• _What this task involves_:
Could the lines from the start of the data through the line with "30665, 32030, 33250];" be set down exactly, with no pictures among them?

* * * * *

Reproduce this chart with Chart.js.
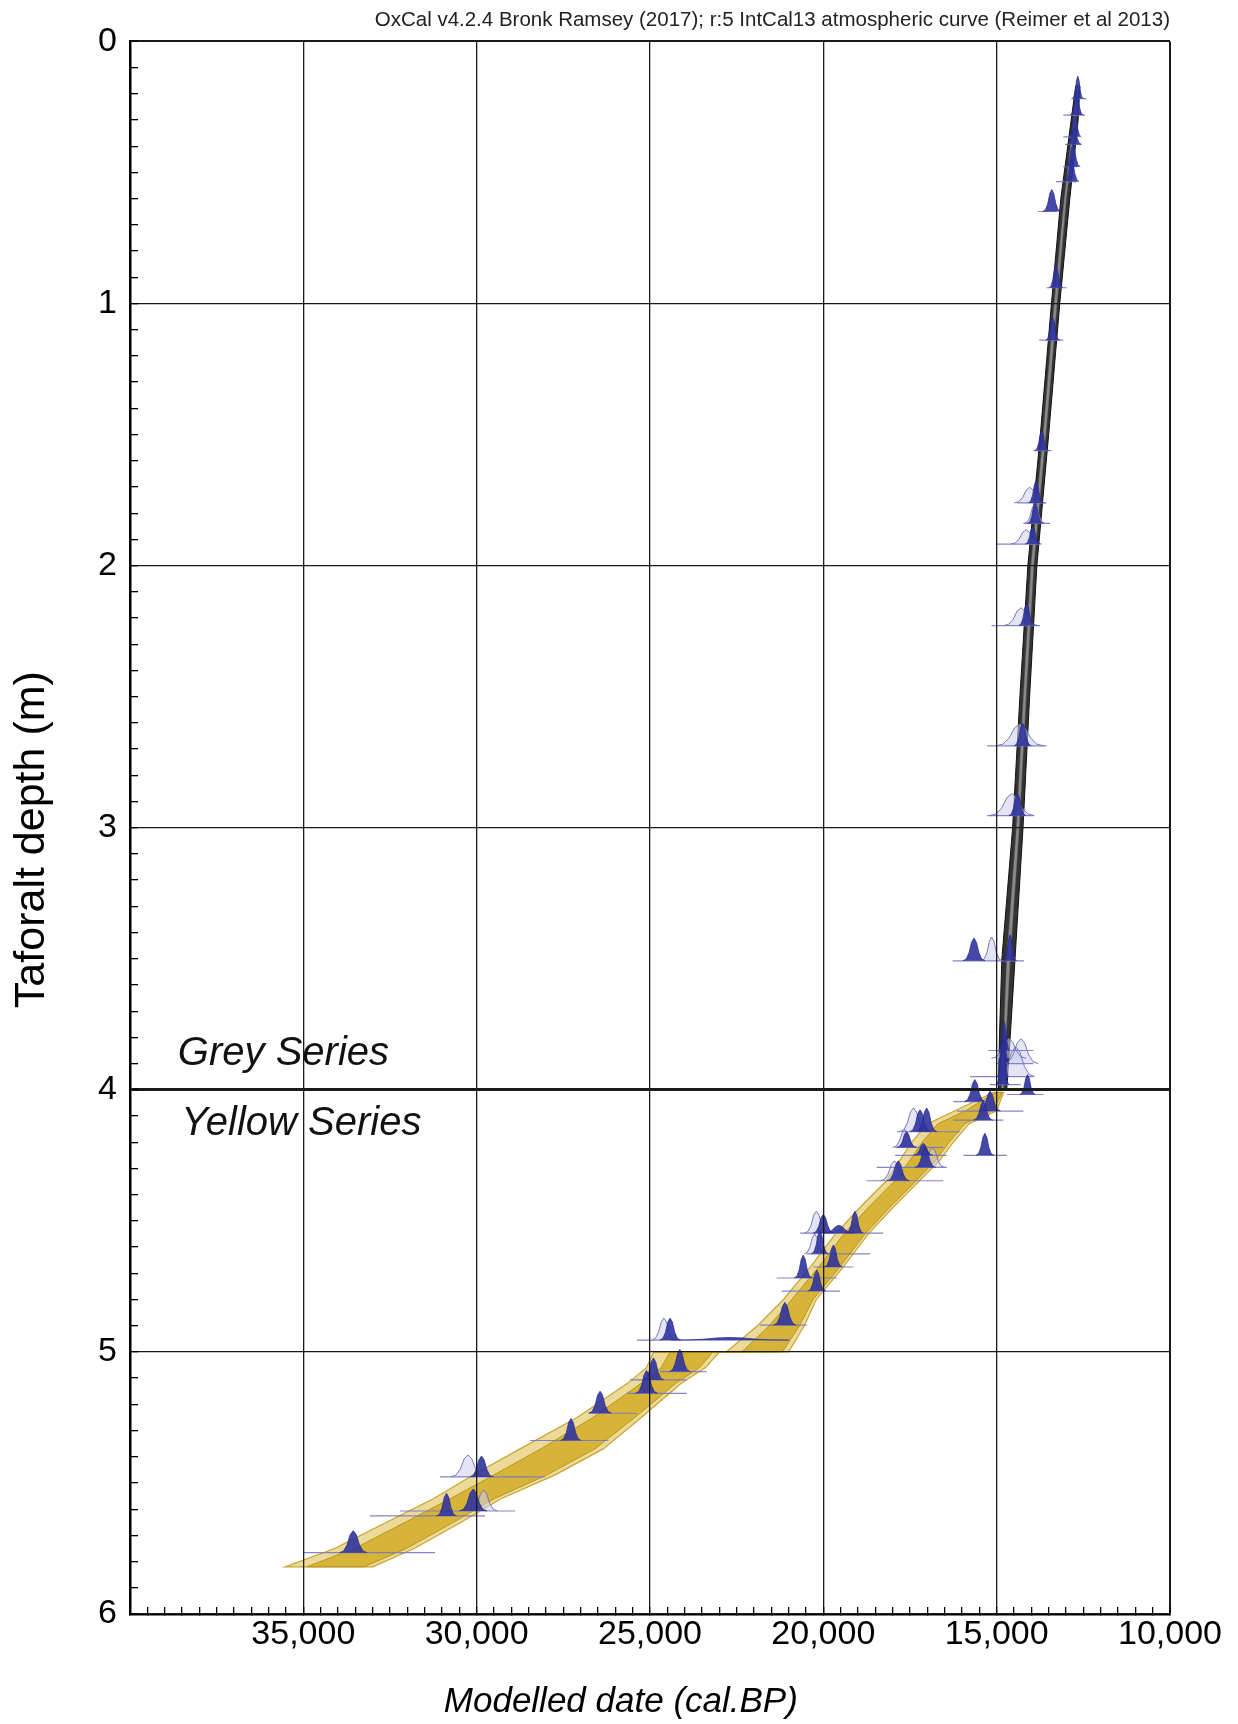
<!DOCTYPE html>
<html>
<head>
<meta charset="utf-8">
<title>Taforalt depth model</title>
<script src="https://cdn.jsdelivr.net/npm/chart.js@4.4.1/dist/chart.umd.min.js"></script>
<style>
  html, body { margin: 0; padding: 0; background: #ffffff; }
  #chart { display: block; }
</style>
</head>
<body>
<canvas id="chart" width="1238" height="1724"></canvas>
<script>
// ================= DATA =================
// Grey Series envelope: depth (m) and bounding dates (cal BP)
const greyDepth      = [0.17, 0.30, 0.60, 1.00, 1.50, 2.00, 2.50, 3.00, 3.50, 3.80, 4.00];
const greyOuterOld   = [12720, 12850, 13150, 13420, 13740, 14100, 14330, 14540, 14850, 14920, 14950];
const greyOuterYoung = [12600, 12650, 12890, 13180, 13500, 13840, 14050, 14240, 14470, 14610, 14710];
const greyInnerOld   = [12675, 12780, 13050, 13340, 13660, 14010, 14230, 14430, 14710, 14800, 14860];
const greyInnerYoung = [12645, 12720, 12990, 13260, 13580, 13930, 14150, 14350, 14610, 14730, 14800];

// Yellow Series envelope
const yellowDepth      = [4.01, 4.08, 4.13, 4.20, 4.27, 4.35, 4.45, 4.55, 4.68, 4.80, 4.90, 5.00, 5.001, 5.06, 5.12, 5.25, 5.37, 5.47, 5.56, 5.65, 5.75, 5.82];
const yellowOuterOld   = [15100, 16200, 17000, 17450, 17800, 18200, 18950, 19650, 20400, 21150, 21900, 22800, 24900, 25100, 25650, 27100, 28750, 30100, 31250, 32600, 34100, 35530];
const yellowOuterYoung = [14800, 15000, 15800, 16250, 16650, 17250, 18000, 18700, 19450, 20200, 20550, 21000, 23000, 23400, 24100, 25250, 26350, 27750, 29300, 30450, 31800, 33000];
const yellowInnerOld   = [15025, 15900, 16700, 17150, 17510, 17960, 18710, 19410, 20160, 20910, 21560, 22350, 24425, 24675, 25260, 26640, 28150, 29510, 30760, 32060, 33525, 34900];
const yellowInnerYoung = [14830, 15120, 15920, 16370, 16765, 17345, 18095, 18795, 19545, 20295, 20685, 21180, 23190, 23570, 24255, 25435, 26590, 27985, 29495, 30665, 32030, 33250];

// Modelled (posterior) distributions: sample depth, mode date, half-spread (yr), peak height (m of axis)
const postDepth  = [0.218,0.281,0.364,0.393,0.478,0.535,0.649,0.940,1.140,1.561,1.761,1.839,1.918,2.229,2.688,2.954,3.508,3.508,3.850,3.900,3.950,3.980,
                    4.018,4.045,4.081,4.116,4.160,4.160,4.220,4.250,4.250,4.296,4.347,4.547,4.547,4.547,4.626,4.676,4.718,4.768,4.898,4.955,4.955,5.075,5.107,5.158,5.234,5.338,5.477,5.607,5.626,5.766];
const postDate   = [12660,12690,12740,12760,12800,12840,13410,13290,13385,13700,13865,13890,13960,14135,14250,14400,14615,15654,14780,14800,14820,14830,
                    14110,15630,15190,15390,17210,17020,17600,17115,15340,17060,17840,20000,19090,19550,20100,19710,20580,20190,21110,24420,22700,24140,24900,25100,26440,27280,29860,30100,30870,33560];
const postSpread = [160,190,180,200,210,220,260,200,200,200,220,220,220,230,250,250,190,320,160,160,160,180,
                    230,300,300,280,300,300,280,280,260,300,320,300,250,450,250,260,260,260,330,300,1700,300,300,320,330,300,340,400,290,400];
const postHeight = [0.085,0.075,0.080,0.060,0.085,0.080,0.084,0.087,0.087,0.076,0.084,0.076,0.068,0.084,0.087,0.084,0.099,0.087,0.110,0.130,0.150,0.170,
                    0.076,0.084,0.076,0.072,0.084,0.091,0.060,0.046,0.084,0.076,0.076,0.072,0.084,0.030,0.087,0.084,0.087,0.080,0.087,0.084,0.010,0.084,0.084,0.087,0.084,0.084,0.080,0.084,0.087,0.084];

// Unmodelled (likelihood) distributions
const likeDepth  = [1.761,1.839,1.918,2.229,2.688,2.954,3.508,3.880,3.900,3.950,4.160,4.220,4.296,4.347,4.547,4.626,4.955,5.477,5.607];
const likeDate   = [14050,13900,14150,14300,14330,14560,15144,14650,14300,14450,17400,17650,16850,17950,20200,20250,24600,30250,29800];
const likeSpread = [450,300,450,500,700,650,300,500,500,550,400,350,350,400,350,300,350,500,400];
const likeHeight = [0.060,0.076,0.055,0.068,0.084,0.084,0.091,0.076,0.095,0.114,0.091,0.068,0.076,0.076,0.084,0.076,0.084,0.084,0.080];

// Range bars under each distribution
const rangeDepth = [0.218,0.281,0.364,0.393,0.478,0.535,0.649,0.940,1.140,1.561,1.761,1.839,1.918,2.229,2.688,2.954,3.508,3.850,3.900,3.950,3.980,
                    4.018,4.045,4.081,4.116,4.160,4.220,4.250,4.250,4.296,4.347,4.547,4.626,4.676,4.718,4.768,4.898,4.955,5.075,5.107,5.158,5.234,5.338,5.477,5.607,5.626,5.766];
const rangeYoung = [12410,12450,12690,12550,12690,12690,13270,12980,13080,13420,13560,13460,13750,13750,13560,13940,14210,13940,13940,13950,14300,
                    13650,15100,14230,14810,16060,16540,14710,16440,16440,16540,18270,18650,19130,19610,19520,20480,20960,23370,23940,23940,25380,26200,28030,28890,29760,31200];
const rangeOld   = [12840,13080,13077,13030,13080,13290,13800,13560,13770,13940,14420,14230,15000,15150,15270,15270,16270,15240,15000,15770,15200,
                    14710,16250,16150,16250,17880,17930,15960,17930,18460,18750,20670,20480,20290,21350,21200,21830,25380,24710,25580,25670,26780,28460,31060,32210,33080,35000];

// Series boundary depth and labels
const boundaryDepths   = [4];
const seriesLabels     = ['Grey Series', 'Yellow Series'];
const seriesLabelDate  = [38620, 38520];
const seriesLabelDepth = [3.864, 4.13];

// Axis settings
const xMin = 10000, xMax = 40000, xMinorStep = 500, xMajorStep = 5000;
const yMin = 0, yMax = 6, yMinorStep = 0.1;
const chartTitle = 'OxCal v4.2.4 Bronk Ramsey (2017); r:5 IntCal13 atmospheric curve (Reimer et al 2013)';
const xTitle = 'Modelled date (cal.BP)';
const yTitle = 'Taforalt depth (m)';

// ================= helpers to build library datasets =================
const bumpProfileX = [-1, -0.7, -0.45, -0.22, 0, 0.22, 0.45, 0.7, 1];
const bumpProfileY = [0, 0.08, 0.35, 0.82, 1, 0.82, 0.35, 0.08, 0];

function bumpPoints(depths, dates, spreads, heights) {
  const pts = [];
  depths.forEach((d, i) => {
    bumpProfileX.forEach((k, j) => pts.push({x: dates[i] + k * spreads[i], y: d - bumpProfileY[j] * heights[i]}));
    pts.push({x: dates[i], y: null});
  });
  return pts;
}
function bandPolygon(depths, oldEdge, youngEdge) {
  const pts = depths.map((d, i) => ({x: oldEdge[i], y: d}));
  for (let i = depths.length - 1; i >= 0; i--) pts.push({x: youngEdge[i], y: depths[i]});
  pts.push({x: oldEdge[0], y: depths[0]});
  return pts;
}
function rangePoints(depths, young, old) {
  const pts = [];
  depths.forEach((d, i) => {
    pts.push({x: young[i], y: d}, {x: old[i], y: d}, {x: old[i], y: null});
  });
  return pts;
}

const FONT = "'Liberation Sans', Arial, Helvetica, sans-serif";
Chart.defaults.font.family = FONT;
Chart.defaults.color = '#000';

const seriesLabelPlugin = {
  id: 'seriesLabels',
  afterDatasetsDraw(chart) {
    const {ctx, scales: {x, y}} = chart;
    ctx.save();
    ctx.font = "italic 40px " + FONT;
    ctx.fillStyle = '#111';
    ctx.textAlign = 'left';
    ctx.textBaseline = 'middle';
    seriesLabels.forEach((t, i) => ctx.fillText(t, x.getPixelForValue(seriesLabelDate[i]), y.getPixelForValue(seriesLabelDepth[i])));
    ctx.restore();
  }
};

const isMajorX = v => v % xMajorStep === 0;
const isMajorY = v => Math.abs(v - Math.round(v)) < 1e-6;

new Chart(document.getElementById('chart'), {
  type: 'line',
  data: {
    datasets: [
      { label: 'Yellow 95%', data: bandPolygon(yellowDepth, yellowOuterOld, yellowOuterYoung),
        fill: 'shape', backgroundColor: '#ecdb98', borderColor: '#c9a430', borderWidth: 1.2, order: 9 },
      { label: 'Yellow 68%', data: bandPolygon(yellowDepth, yellowInnerOld, yellowInnerYoung),
        fill: 'shape', backgroundColor: '#d7b437', borderColor: '#b8951f', borderWidth: 1, order: 8 },
      { label: 'Grey 95%', data: bandPolygon(greyDepth, greyOuterOld, greyOuterYoung),
        fill: 'shape', backgroundColor: '#333333', borderColor: '#111111', borderWidth: 1, order: 7 },
      { label: 'Grey 68%', data: bandPolygon(greyDepth, greyInnerOld, greyInnerYoung),
        fill: 'shape', backgroundColor: '#8a8a8a', borderColor: '#6a6a6a', borderWidth: 0.5, order: 6 },
      { label: 'Unmodelled', data: bumpPoints(likeDepth, likeDate, likeSpread, likeHeight),
        fill: 'shape', backgroundColor: 'rgba(205,205,235,0.55)', borderColor: 'rgba(110,110,175,0.9)', borderWidth: 1, order: 5 },
      { label: 'Ranges', data: rangePoints(rangeDepth, rangeYoung, rangeOld),
        fill: false, borderColor: 'rgba(120,120,195,0.9)', borderWidth: 1.2, order: 4 },
      { label: 'Modelled', data: bumpPoints(postDepth, postDate, postSpread, postHeight),
        fill: 'shape', backgroundColor: 'rgba(48,52,160,0.9)', borderColor: 'rgba(40,44,140,0.95)', borderWidth: 0.8, order: 3 }
    ]
  },
  options: {
    responsive: false,
    devicePixelRatio: 1,
    animation: false,
    events: [],
    spanGaps: false,
    elements: { point: { radius: 0, hoverRadius: 0 }, line: { tension: 0 } },
    layout: { padding: { left: 0, right: 68, top: 0, bottom: 0 } },
    plugins: {
      legend: { display: false },
      tooltip: { enabled: false },
      title: {
        display: true, text: chartTitle, align: 'end', color: '#222',
        font: { size: 20.5, weight: 'normal', lineHeight: 1.2 }, padding: { top: 3, bottom: 8.4 }
      }
    },
    scales: {
      x: {
        type: 'linear', min: xMin, max: xMax, reverse: true,
        border: { display: true, color: '#000', width: 2.5, z: 1 },
        grid: {
          z: 1,
          color: c => (c.tick && isMajorX(c.tick.value)) ? '#1a1a1a' : 'rgba(0,0,0,0)',
          lineWidth: c => (c.tick && c.tick.value === xMin) ? 2 : 1.3,
          drawTicks: true, tickLength: -7, tickColor: '#000', tickWidth: 1.3
        },
        ticks: {
          stepSize: xMinorStep, autoSkip: false, maxRotation: 0, padding: 7,
          font: { size: 34 }, color: '#000',
          callback: v => (isMajorX(v) && v !== xMax) ? Number(v).toLocaleString('en-US') : ''
        },
        title: { display: true, text: xTitle + '      ', font: { size: 35, style: 'italic' }, color: '#000', padding: { top: 0, bottom: 1 } },
        afterFit: s => { s.height = 110; }
      },
      y: {
        type: 'linear', min: yMin, max: yMax, reverse: true,
        border: { display: true, color: '#000', width: 2.5, z: 1 },
        grid: {
          z: 1,
          color: c => (c.tick && isMajorY(c.tick.value)) ? '#1a1a1a' : 'rgba(0,0,0,0)',
          lineWidth: c => {
            if (!c.tick) return 1;
            if (boundaryDepths.some(b => Math.abs(b - c.tick.value) < 1e-6)) return 3;
            if (Math.abs(c.tick.value - yMin) < 1e-6) return 2;
            return 1.3;
          },
          drawTicks: true, tickLength: -8, tickColor: '#000', tickWidth: 1.3
        },
        ticks: {
          stepSize: yMinorStep, autoSkip: false, padding: 21,
          font: { size: 34 }, color: '#000',
          callback: v => isMajorY(v) ? String(Math.round(v)) : ''
        },
        title: { display: true, text: yTitle + '  ', font: { size: 43 }, color: '#000', padding: { top: 6.6, bottom: 0 } },
        afterFit: s => { s.width = 130; }
      }
    }
  },
  plugins: [seriesLabelPlugin]
});
</script>
</body>
</html>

* * * * *

• _Final result_:
Reproduce this chart with Chart.js.
<!DOCTYPE html>
<html>
<head>
<meta charset="utf-8">
<title>Taforalt depth model</title>
<script src="https://cdn.jsdelivr.net/npm/chart.js@4.4.1/dist/chart.umd.min.js"></script>
<style>
  html, body { margin: 0; padding: 0; background: #ffffff; }
  #chart { display: block; }
</style>
</head>
<body>
<canvas id="chart" width="1238" height="1724"></canvas>
<script>
// ================= DATA =================
// Grey Series envelope: depth (m) and bounding dates (cal BP)
const greyDepth      = [0.17, 0.30, 0.60, 1.00, 1.50, 2.00, 2.50, 3.00, 3.50, 3.80, 4.00];
const greyOuterOld   = [12720, 12850, 13150, 13420, 13740, 14100, 14330, 14540, 14850, 14920, 14950];
const greyOuterYoung = [12600, 12650, 12890, 13180, 13500, 13840, 14050, 14240, 14470, 14610, 14710];
const greyInnerOld   = [12675, 12780, 13050, 13340, 13660, 14010, 14230, 14430, 14710, 14800, 14860];
const greyInnerYoung = [12645, 12720, 12990, 13260, 13580, 13930, 14150, 14350, 14610, 14730, 14800];

// Yellow Series envelope
const yellowDepth      = [4.01, 4.08, 4.13, 4.20, 4.27, 4.35, 4.45, 4.55, 4.68, 4.80, 4.90, 5.00, 5.001, 5.06, 5.12, 5.25, 5.37, 5.47, 5.56, 5.65, 5.75, 5.82];
const yellowOuterOld   = [15100, 16200, 17000, 17450, 17800, 18200, 18950, 19650, 20400, 21150, 21900, 22800, 24900, 25100, 25650, 27100, 28750, 30100, 31250, 32600, 34100, 35530];
const yellowOuterYoung = [14800, 15000, 15800, 16250, 16650, 17250, 18000, 18700, 19450, 20200, 20550, 21000, 23000, 23400, 24100, 25250, 26350, 27750, 29300, 30450, 31800, 33000];
const yellowInnerOld   = [15025, 15900, 16700, 17150, 17510, 17960, 18710, 19410, 20160, 20910, 21560, 22350, 24425, 24675, 25260, 26640, 28150, 29510, 30760, 32060, 33525, 34900];
const yellowInnerYoung = [14830, 15120, 15920, 16370, 16765, 17345, 18095, 18795, 19545, 20295, 20685, 21180, 23190, 23570, 24255, 25435, 26590, 27985, 29495, 30665, 32030, 33250];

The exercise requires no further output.